■ **Task details**
Look through the data below. Pick out the lines holding the string "with".
-------- Information provided
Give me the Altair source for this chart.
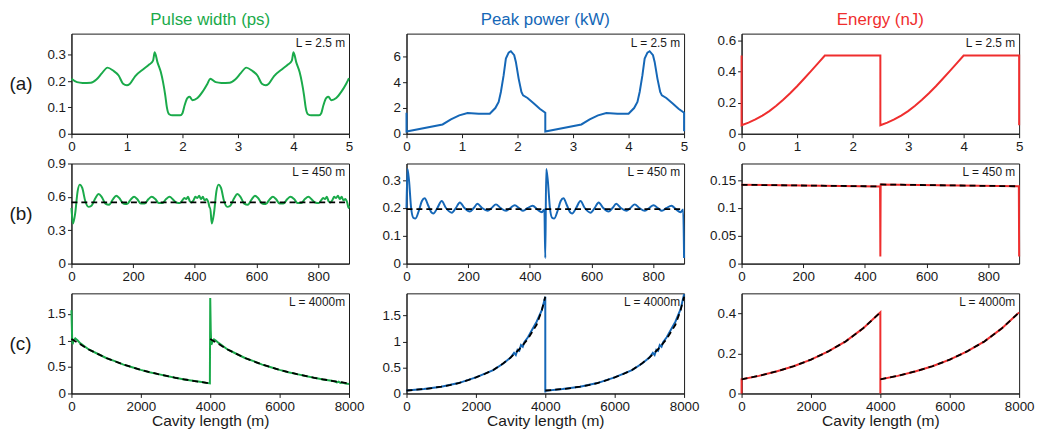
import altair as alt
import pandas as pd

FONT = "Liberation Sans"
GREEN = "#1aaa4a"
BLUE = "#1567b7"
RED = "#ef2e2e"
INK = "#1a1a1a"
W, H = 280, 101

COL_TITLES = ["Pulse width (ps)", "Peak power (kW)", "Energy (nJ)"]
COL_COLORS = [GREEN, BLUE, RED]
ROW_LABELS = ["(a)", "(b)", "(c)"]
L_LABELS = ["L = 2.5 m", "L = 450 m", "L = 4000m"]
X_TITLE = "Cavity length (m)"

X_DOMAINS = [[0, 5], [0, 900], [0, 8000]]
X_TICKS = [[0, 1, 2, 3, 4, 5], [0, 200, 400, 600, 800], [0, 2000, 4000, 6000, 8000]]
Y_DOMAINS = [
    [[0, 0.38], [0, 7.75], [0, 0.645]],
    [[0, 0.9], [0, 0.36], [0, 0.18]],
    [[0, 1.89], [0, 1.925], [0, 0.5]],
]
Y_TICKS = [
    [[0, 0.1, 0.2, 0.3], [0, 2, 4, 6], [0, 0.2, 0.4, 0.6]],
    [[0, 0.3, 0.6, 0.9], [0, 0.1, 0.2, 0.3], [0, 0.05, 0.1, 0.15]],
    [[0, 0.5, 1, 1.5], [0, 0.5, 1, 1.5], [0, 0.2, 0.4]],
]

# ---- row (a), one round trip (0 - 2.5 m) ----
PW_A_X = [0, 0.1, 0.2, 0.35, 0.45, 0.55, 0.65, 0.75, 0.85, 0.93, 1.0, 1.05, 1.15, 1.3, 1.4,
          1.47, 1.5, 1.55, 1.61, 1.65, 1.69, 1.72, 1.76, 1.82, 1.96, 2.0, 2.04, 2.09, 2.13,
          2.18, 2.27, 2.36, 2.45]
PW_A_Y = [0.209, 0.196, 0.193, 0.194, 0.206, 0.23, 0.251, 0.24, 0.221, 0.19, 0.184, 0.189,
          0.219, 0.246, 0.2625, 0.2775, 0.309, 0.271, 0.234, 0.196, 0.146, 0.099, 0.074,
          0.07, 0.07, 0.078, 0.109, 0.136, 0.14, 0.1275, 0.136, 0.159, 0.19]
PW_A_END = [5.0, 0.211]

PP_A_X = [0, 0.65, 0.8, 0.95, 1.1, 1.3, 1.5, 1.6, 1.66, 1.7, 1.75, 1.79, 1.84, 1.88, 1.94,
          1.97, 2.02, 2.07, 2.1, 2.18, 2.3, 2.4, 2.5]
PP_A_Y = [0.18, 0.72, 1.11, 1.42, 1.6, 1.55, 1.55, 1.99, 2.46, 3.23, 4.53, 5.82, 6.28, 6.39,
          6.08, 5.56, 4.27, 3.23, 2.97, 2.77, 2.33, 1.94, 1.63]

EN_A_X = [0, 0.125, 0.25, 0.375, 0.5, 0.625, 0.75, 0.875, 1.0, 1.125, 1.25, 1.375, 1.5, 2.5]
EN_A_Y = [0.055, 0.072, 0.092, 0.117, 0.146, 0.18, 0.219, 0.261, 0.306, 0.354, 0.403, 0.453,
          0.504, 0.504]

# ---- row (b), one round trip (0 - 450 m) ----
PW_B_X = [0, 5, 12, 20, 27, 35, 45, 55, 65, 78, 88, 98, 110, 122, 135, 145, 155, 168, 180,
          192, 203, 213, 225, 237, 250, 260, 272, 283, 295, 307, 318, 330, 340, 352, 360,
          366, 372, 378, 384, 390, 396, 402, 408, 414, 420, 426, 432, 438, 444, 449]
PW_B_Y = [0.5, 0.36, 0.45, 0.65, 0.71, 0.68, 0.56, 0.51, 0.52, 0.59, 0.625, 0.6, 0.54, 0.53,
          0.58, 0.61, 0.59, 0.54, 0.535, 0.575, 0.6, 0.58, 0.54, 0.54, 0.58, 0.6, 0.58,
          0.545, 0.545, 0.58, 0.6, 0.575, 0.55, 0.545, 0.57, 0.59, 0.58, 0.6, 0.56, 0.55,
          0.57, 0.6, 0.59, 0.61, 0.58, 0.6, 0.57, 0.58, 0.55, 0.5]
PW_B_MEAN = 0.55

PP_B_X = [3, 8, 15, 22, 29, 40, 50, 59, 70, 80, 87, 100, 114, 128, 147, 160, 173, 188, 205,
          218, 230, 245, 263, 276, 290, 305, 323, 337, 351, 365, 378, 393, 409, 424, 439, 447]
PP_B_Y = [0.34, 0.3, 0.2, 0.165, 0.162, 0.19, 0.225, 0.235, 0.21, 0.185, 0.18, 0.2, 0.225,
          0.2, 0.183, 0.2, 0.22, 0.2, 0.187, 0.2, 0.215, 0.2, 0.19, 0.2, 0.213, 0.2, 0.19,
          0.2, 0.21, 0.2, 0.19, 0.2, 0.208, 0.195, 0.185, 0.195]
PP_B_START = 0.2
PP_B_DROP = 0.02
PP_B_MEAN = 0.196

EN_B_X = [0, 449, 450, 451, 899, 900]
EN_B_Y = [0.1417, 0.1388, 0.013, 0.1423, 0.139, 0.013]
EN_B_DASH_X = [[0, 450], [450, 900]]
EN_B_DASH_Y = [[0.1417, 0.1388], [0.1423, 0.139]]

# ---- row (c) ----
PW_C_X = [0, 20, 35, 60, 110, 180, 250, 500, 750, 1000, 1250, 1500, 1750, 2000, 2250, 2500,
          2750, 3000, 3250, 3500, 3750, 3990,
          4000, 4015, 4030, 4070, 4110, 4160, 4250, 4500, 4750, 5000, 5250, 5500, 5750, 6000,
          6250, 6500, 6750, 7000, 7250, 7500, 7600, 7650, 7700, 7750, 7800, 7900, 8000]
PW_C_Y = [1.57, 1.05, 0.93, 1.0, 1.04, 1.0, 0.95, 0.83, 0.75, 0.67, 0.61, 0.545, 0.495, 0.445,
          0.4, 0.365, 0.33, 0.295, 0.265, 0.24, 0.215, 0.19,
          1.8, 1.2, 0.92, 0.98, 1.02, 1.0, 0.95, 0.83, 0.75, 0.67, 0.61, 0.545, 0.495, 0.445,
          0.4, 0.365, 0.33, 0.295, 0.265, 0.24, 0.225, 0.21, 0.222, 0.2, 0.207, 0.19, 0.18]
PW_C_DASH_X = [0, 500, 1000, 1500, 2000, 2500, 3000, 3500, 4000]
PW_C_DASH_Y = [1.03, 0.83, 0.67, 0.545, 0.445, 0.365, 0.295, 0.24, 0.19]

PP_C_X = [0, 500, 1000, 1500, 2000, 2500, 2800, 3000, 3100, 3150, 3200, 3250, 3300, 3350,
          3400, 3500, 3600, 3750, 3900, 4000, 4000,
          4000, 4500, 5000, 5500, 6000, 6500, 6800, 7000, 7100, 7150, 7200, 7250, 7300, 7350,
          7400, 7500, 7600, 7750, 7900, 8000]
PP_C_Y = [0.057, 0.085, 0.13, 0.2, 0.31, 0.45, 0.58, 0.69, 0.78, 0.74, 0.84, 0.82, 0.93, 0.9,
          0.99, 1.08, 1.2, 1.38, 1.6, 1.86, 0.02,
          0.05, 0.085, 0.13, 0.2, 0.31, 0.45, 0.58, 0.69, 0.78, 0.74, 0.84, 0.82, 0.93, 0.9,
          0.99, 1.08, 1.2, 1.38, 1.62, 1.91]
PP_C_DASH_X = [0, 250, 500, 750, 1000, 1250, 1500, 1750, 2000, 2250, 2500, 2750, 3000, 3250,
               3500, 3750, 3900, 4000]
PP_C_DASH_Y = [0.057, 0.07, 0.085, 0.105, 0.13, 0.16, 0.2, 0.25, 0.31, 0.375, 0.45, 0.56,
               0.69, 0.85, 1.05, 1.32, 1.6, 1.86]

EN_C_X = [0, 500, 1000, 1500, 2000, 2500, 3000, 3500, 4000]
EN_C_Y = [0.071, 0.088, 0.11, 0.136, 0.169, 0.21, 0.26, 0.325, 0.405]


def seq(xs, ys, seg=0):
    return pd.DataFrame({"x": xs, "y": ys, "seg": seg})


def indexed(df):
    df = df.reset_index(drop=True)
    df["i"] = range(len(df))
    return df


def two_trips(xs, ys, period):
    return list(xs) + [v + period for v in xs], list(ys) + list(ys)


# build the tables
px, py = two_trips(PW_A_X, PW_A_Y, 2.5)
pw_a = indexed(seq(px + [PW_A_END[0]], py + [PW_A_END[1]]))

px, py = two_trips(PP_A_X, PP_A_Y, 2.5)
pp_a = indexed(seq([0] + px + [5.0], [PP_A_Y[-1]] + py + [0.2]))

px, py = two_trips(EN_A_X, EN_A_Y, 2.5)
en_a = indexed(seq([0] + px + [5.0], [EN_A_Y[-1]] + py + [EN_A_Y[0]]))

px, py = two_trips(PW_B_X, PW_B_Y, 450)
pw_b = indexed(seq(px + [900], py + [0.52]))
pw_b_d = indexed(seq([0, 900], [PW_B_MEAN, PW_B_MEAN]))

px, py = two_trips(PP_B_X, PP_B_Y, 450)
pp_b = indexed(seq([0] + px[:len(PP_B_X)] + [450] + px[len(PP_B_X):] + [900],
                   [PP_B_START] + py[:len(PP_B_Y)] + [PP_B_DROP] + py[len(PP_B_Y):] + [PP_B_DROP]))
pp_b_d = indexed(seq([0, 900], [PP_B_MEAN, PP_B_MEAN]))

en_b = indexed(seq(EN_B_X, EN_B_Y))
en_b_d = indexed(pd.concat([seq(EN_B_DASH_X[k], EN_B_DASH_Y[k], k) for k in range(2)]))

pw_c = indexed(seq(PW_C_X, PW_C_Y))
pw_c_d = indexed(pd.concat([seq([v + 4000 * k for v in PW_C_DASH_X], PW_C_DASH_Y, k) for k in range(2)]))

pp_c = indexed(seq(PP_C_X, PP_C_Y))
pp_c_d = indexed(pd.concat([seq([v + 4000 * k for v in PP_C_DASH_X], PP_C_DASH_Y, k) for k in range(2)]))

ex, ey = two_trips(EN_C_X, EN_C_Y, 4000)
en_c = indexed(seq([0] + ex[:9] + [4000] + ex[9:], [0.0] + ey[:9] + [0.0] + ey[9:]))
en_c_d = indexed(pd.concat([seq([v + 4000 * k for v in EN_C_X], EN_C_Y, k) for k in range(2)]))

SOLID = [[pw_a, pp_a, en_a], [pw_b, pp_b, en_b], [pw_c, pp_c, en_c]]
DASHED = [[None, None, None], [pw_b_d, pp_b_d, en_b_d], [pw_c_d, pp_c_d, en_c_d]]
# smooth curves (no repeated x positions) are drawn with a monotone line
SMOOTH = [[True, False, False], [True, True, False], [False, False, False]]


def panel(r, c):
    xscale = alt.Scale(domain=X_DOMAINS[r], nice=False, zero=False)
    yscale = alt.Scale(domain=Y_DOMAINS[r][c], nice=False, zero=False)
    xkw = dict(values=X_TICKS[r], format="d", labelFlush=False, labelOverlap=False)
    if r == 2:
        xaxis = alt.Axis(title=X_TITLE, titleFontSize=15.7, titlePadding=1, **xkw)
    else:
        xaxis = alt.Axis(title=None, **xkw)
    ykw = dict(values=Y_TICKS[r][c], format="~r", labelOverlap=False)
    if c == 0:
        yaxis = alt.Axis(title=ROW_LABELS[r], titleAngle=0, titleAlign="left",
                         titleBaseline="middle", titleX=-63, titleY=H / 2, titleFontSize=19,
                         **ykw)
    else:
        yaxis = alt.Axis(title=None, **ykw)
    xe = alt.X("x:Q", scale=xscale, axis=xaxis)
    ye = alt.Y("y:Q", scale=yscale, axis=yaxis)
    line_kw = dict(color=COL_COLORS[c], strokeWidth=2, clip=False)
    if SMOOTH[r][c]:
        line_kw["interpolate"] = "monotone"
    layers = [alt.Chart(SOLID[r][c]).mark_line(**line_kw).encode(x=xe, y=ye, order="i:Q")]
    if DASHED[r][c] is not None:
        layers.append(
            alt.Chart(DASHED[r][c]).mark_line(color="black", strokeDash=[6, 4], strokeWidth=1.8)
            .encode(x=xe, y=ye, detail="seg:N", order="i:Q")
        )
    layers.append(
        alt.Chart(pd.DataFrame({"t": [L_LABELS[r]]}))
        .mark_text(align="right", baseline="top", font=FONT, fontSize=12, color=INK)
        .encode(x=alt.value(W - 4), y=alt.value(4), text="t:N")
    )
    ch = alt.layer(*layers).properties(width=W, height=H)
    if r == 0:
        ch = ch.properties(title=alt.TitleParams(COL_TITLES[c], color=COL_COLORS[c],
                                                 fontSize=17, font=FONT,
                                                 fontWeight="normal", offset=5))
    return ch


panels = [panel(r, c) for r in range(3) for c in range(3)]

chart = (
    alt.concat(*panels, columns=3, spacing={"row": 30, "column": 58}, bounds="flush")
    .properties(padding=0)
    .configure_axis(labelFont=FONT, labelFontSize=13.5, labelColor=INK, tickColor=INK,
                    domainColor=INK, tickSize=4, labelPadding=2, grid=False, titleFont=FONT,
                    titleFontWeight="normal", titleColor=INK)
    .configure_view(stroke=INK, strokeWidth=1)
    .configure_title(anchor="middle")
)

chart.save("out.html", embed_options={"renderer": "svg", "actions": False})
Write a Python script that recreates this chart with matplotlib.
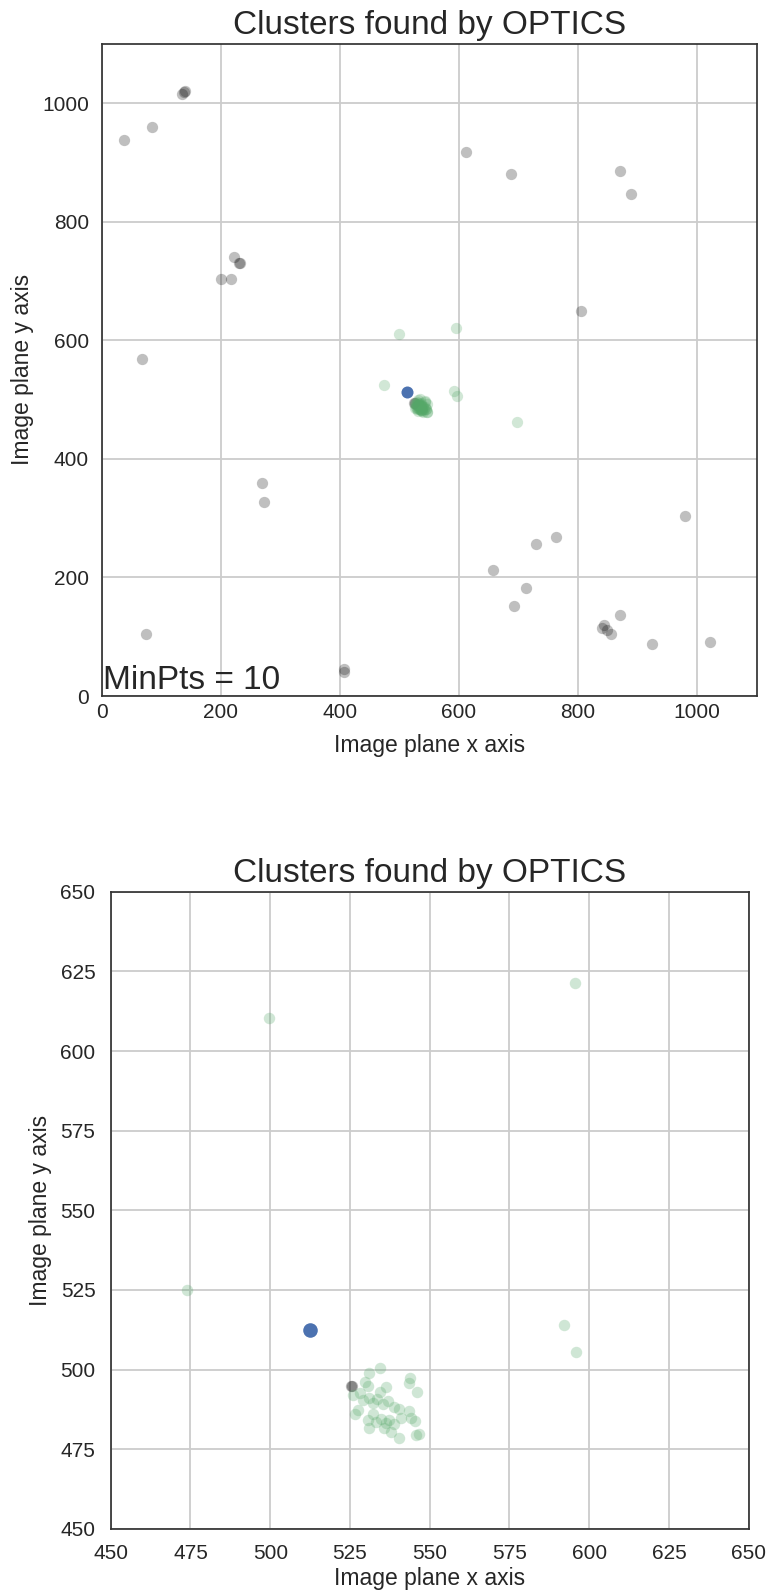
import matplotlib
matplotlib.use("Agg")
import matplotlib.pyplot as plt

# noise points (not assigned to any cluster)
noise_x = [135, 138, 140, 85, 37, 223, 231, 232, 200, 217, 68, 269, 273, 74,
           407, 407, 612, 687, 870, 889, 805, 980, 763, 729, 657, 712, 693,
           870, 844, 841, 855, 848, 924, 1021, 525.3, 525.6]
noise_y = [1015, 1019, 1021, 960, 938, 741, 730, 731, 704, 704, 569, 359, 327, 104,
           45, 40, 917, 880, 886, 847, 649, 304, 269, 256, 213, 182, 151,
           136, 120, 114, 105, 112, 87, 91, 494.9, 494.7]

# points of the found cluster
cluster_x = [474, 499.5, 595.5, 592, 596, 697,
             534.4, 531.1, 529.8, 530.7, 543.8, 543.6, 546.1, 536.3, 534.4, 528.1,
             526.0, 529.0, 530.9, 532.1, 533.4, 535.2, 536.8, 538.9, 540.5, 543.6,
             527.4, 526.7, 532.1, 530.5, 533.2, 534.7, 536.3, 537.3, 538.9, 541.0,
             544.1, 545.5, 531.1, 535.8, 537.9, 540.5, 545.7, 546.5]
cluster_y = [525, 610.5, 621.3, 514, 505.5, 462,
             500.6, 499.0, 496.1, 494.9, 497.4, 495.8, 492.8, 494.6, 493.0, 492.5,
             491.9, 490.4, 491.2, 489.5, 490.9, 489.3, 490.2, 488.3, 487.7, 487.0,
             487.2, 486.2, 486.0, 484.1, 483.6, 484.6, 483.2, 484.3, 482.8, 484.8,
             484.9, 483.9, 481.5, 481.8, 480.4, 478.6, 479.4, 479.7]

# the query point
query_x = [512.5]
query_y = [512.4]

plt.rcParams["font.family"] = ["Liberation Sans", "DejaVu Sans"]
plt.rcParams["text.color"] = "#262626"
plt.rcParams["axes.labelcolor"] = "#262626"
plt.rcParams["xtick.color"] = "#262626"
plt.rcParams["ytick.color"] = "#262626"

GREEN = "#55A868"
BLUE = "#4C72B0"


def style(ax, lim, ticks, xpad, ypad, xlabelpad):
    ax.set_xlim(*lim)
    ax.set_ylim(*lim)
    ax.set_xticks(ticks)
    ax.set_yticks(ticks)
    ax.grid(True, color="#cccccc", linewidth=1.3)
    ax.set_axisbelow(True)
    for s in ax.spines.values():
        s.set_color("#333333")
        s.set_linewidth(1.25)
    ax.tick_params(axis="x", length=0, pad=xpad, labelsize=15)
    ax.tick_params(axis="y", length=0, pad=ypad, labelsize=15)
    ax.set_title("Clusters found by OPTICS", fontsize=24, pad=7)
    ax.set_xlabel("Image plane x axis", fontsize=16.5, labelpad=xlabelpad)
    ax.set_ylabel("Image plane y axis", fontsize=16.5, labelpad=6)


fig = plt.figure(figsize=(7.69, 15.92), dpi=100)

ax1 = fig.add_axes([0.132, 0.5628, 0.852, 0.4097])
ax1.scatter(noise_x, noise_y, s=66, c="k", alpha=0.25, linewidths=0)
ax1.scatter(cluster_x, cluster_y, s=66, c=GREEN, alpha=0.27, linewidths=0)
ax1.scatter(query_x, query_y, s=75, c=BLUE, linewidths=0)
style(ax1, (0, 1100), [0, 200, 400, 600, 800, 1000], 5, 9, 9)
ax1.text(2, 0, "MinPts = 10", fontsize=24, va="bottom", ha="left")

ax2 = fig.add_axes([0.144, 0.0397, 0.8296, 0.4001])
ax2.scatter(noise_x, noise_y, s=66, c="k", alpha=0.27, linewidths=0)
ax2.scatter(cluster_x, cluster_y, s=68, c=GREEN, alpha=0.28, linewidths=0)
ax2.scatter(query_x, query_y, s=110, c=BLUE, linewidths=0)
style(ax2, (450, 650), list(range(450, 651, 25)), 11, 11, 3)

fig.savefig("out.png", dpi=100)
----------------
■ **Task answer**
# smooth curves (no repeated x positions) are drawn with a monotone line
Write a Python script that recreates this chart with matplotlib.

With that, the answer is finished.